Goldberg correctly points out the totalitarian tone of this - that all of us need to do these things, or we will remain empty, hollow, instead of being "filled up". There are innumerable ways that we try to achieve "meaning" and fullness to our lives - religion, family, work, gardening, following the Lakers, etc. Attempting to influence society through political action is another, though it's one, I think, that attracts considerably less people than Hillary would like it to or hopes it would. Those inalienable rights are inconvenient things for liberals.
On his National Review Online "Liberal Fascism" blog, Goldberg today (4/2), posted a response to someone who had brought up the subject of "meaning". Goldberg himself believes that the terms happiness and meaning are interchangeable. A couple of his points.

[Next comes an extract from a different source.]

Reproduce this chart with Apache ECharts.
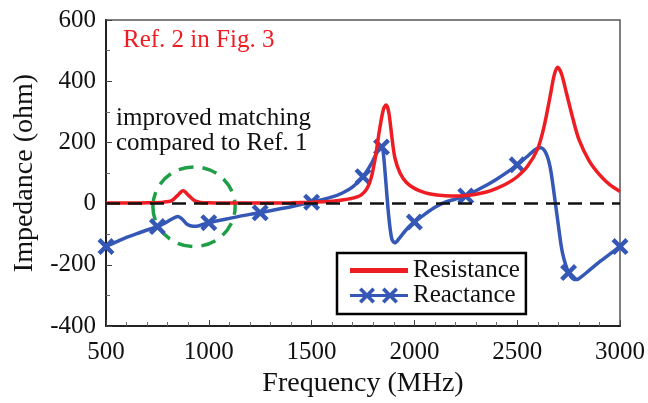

"Once someone becomes disillusioned with the cause they've signed up for, it's axiomatic that the cause no longer provides happiness or meaning. That's my chief problem with Barack Obama's "we're all in it together" philosophy. In his acceptance speech at the Democratic convention he tried to redefine the invidualistic pursuit of the "American dream" into a more collective, Crolyite*, endeavor to achieve "America's promise." But for many of us, America's promise is not what we all do together via the government, but what we're all capable of achieving on our own when government gets out of the way."
"Again, the problem is when governments, or political movements seeking to take control of the government, seek to provide meaning to people. Hillary Clinton, recall, wanted to use her politics of meaning to redefine what it means to be a human being. Such an effort, by definition, becomes oppressive because one person's or one government's definition of happiness will inevitably be someone else's idea of Hell."
Jefferson, Adams, et al, understood all this very well. Obama, Clinton, et al, don't or don't care. Their collectivist vision is paramount, just as it was for Mussolini, Hitler, Stalin, Mao. No, we won't become a totalitarian, terrorist state like Nazi Germany or Communist China but there is the danger of regression into the "smiley-face fascism" that Goldberg describes so well in his book.
*Herbert Croly was an early 20th century 'progressive' and founder of "The New Republic". A typical quote, "An individual has no meaning apart from the society in which his individuality has been formed." Right. It's Beethoven's civic virtues we remember most about him.